What to Do When You Find Ghost Machines

The ViVID Communication View surfaces ghost machines. What comes next depends on what each ghost machine turns out to be.

Step 1: Identify the device

Use the IP address and communication patterns visible in the ViVID view to identify the device. DNS lookups, MAC address vendor lookups, and communication port analysis narrow down the device type and likely owner.

Step 2: Classify the device

Is this a legitimate managed device that was simply missed by the discovery configuration? Is it a test or dev resource that was never formally registered? Is it a vendor appliance? Is it an unauthorized device?

Step 3: Take action based on classification

• Legitimate managed devices: run a targeted Discovery scan, create or update the CI record in the CMDB, and assign it to the appropriate owner and service context.
• Unregistered test or dev resources: register them formally in the CMDB, assign ownership, and bring them under patch management and security monitoring.
• Vendor appliances: verify with the vendor that the device is authorized, document it in the CMDB, and confirm it is covered by the vendor support agreement.
• Unauthorized devices: escalate to the security team for investigation and removal per incident response policy.

Step 4: Schedule recurring reviews

Ghost machine discovery is not a one-time event. Schedule regular communication, view reviews as part of CMDB health management. New ghost machines will appear as the environment changes.

The CMDB gains meaningful completeness not just from scheduled discovery scans but from the communication view, acting as a continuous audit against what the CMDB says the network should look like.

Conclusion

A CMDB without communication visibility is a documentation system. A CMDB with communication visibility is an operational tool. The ViVID Communication View in Virima 6.1.1 bridges that gap by showing IT teams the actual traffic flows, port numbers, and undocumented devices that formal CI relationship records miss.

For IT operations teams that need to know exactly what is on the network, not just what should be, the communication view provides that ground truth.

Schedule a Demo to see the ViVID Communication View in action across your environment.

Frequently Asked Questions

What is a ghost machine in a CMDB?
A ghost machine is a device that actively communicates on the network but does not have a corresponding CI record in the CMDB. Ghost machines typically result from informal provisioning, decommissioning processes that remove the asset record without removing the physical device, or unauthorized devices connected to the network. Virima ViVID’s Communication View flags ghost machines automatically by comparing observed network traffic against CMDB CI records.

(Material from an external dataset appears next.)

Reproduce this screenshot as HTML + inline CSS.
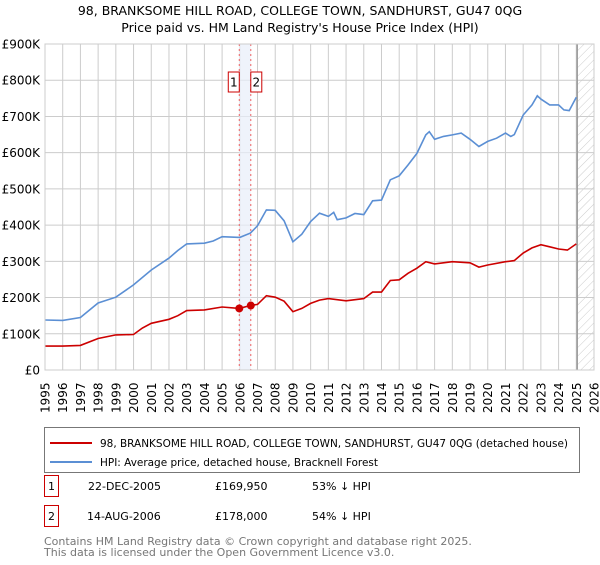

How does Virima detect host-to-host traffic flows?
Virima Discovery scans the network to collect data on active communications between hosts, including source and destination IP addresses, open port numbers, and traffic direction. This data feeds into the ViVID Communication View, which renders it as an interactive, filterable diagram. The process works without agents on every device, which is how it captures traffic from unmanaged and undocumented hosts.

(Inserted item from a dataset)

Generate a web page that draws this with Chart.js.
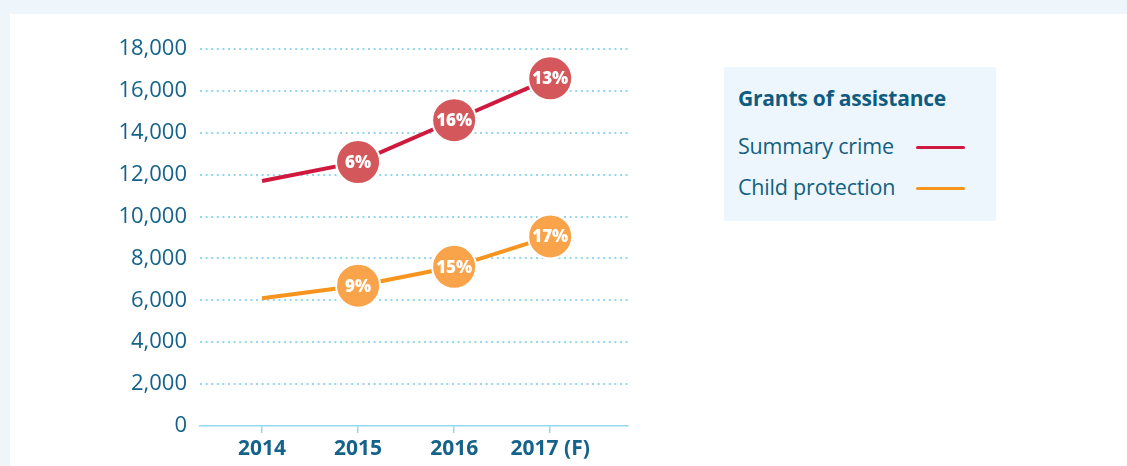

Why do open port numbers matter in a CMDB communication view?
Open port numbers reveal the specific channels through which devices communicate. Port-level visibility allows security teams to identify unauthorized services, verify that applications operate on approved ports, and detect unusual communication patterns, such as a database server accepting inbound connections on a port associated with remote access tools, that suggest misconfiguration or compromise.